+++ SOURCE DATA +++

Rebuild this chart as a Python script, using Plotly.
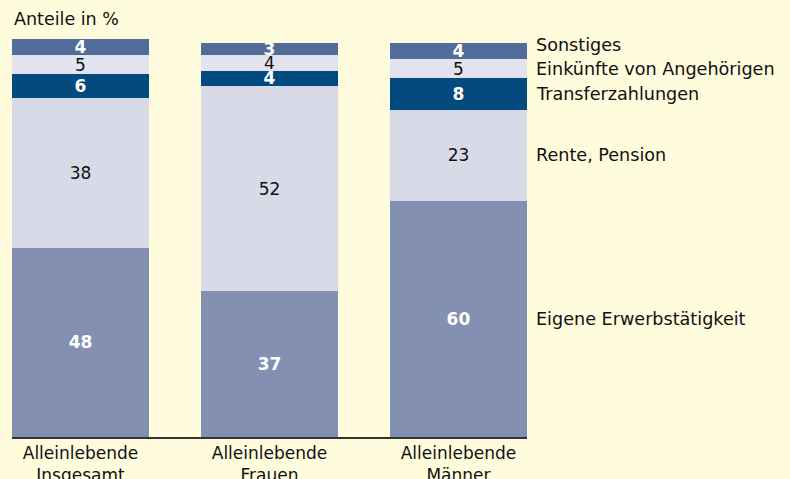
import plotly.graph_objects as go
import numpy as np

categories = ["Alleinlebende<br>Insgesamt", "Alleinlebende<br>Frauen", "Alleinlebende<br>Männer"]
series_names = ["Eigene Erwerbstätigkeit", "Rente, Pension", "Transferzahlungen",
                "Einkünfte von Angehörigen", "Sonstiges"]
eigene = [48, 37, 60]
rente = [38, 52, 23]
transfer = [6, 4, 8]
angehoerige = [5, 4, 5]
sonstiges = [4, 3, 4]

series_values = [eigene, rente, transfer, angehoerige, sonstiges]
colors = ["#8390b2", "#d8dbe7", "#034a7e", "#e2e3ee", "#516c98"]
text_colors = ["white", "#111111", "white", "#111111", "white"]
bold = [True, False, True, False, True]
label_shift = [0, 0, 0, 0, 6]

FONT = "DejaVu Sans"
fig = go.Figure()
x = list(range(len(categories)))
for name, vals, col, tcol, b in zip(series_names, series_values, colors, text_colors, bold):
    fig.add_trace(go.Bar(
        x=x, y=vals, name=name, marker=dict(color=col, line=dict(width=0)),
        text=[f"<b>{v}</b>" if b else str(v) for v in vals],
        textposition="inside", insidetextanchor="middle", textangle=0,
        insidetextfont=dict(color=tcol, size=17, family=FONT),
        hoverinfo="skip",
    ))

# right-hand labels aligned with last bar's segments
last = [s[-1] for s in series_values]
cum = np.cumsum(last)
for name, top, v, sh in zip(series_names, cum, last, label_shift):
    fig.add_annotation(x=1, xref="paper", xanchor="left", xshift=7,
                       y=top - v / 2, yref="y", yshift=sh, yanchor="middle",
                       text=name, showarrow=False,
                       font=dict(size=17.6, family=FONT, color="#111111"))

fig.add_annotation(x=0, xref="paper", xanchor="left", y=1, yref="paper",
                   yanchor="bottom", yshift=6, text="Anteile in %", showarrow=False,
                   font=dict(size=17.5, family=FONT, color="#111111"))

bg = "#fffbdd"
fig.update_layout(
    barmode="stack", bargap=0.275, showlegend=False,
    width=790, height=479,
    margin=dict(l=12, r=263, t=37, b=42),
    paper_bgcolor=bg, plot_bgcolor=bg,
    uniformtext=dict(minsize=17, mode="show"),
    font=dict(family=FONT, size=17, color="#111111"),
)
fig.update_xaxes(tickmode="array", tickvals=x, ticktext=categories,
                 range=[-0.3625, 2.3625], showline=True, linecolor="#333333",
                 linewidth=1.5, ticks="", showgrid=False, zeroline=False,
                 automargin=False,
                 tickfont=dict(size=17, family=FONT, color="#111111"))
fig.update_yaxes(range=[0, 101.5], visible=False, showgrid=False, zeroline=False,
                 automargin=False)

fig.write_html("out.html", config={"responsive": False, "displayModeBar": False},
               post_script="document.body.style.margin='0';document.body.style.overflow='hidden';")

+++

INSTRUCTIONS FOR THE TASK: Repeat, with no pictures, each line from the beginning of the data through the line containing "sonstiges = [4, 3, 4]", inclusive.

SOLVED PROBLEM:
Rebuild this chart as a Python script, using Plotly.
import plotly.graph_objects as go
import numpy as np

categories = ["Alleinlebende<br>Insgesamt", "Alleinlebende<br>Frauen", "Alleinlebende<br>Männer"]
series_names = ["Eigene Erwerbstätigkeit", "Rente, Pension", "Transferzahlungen",
                "Einkünfte von Angehörigen", "Sonstiges"]
eigene = [48, 37, 60]
rente = [38, 52, 23]
transfer = [6, 4, 8]
angehoerige = [5, 4, 5]
sonstiges = [4, 3, 4]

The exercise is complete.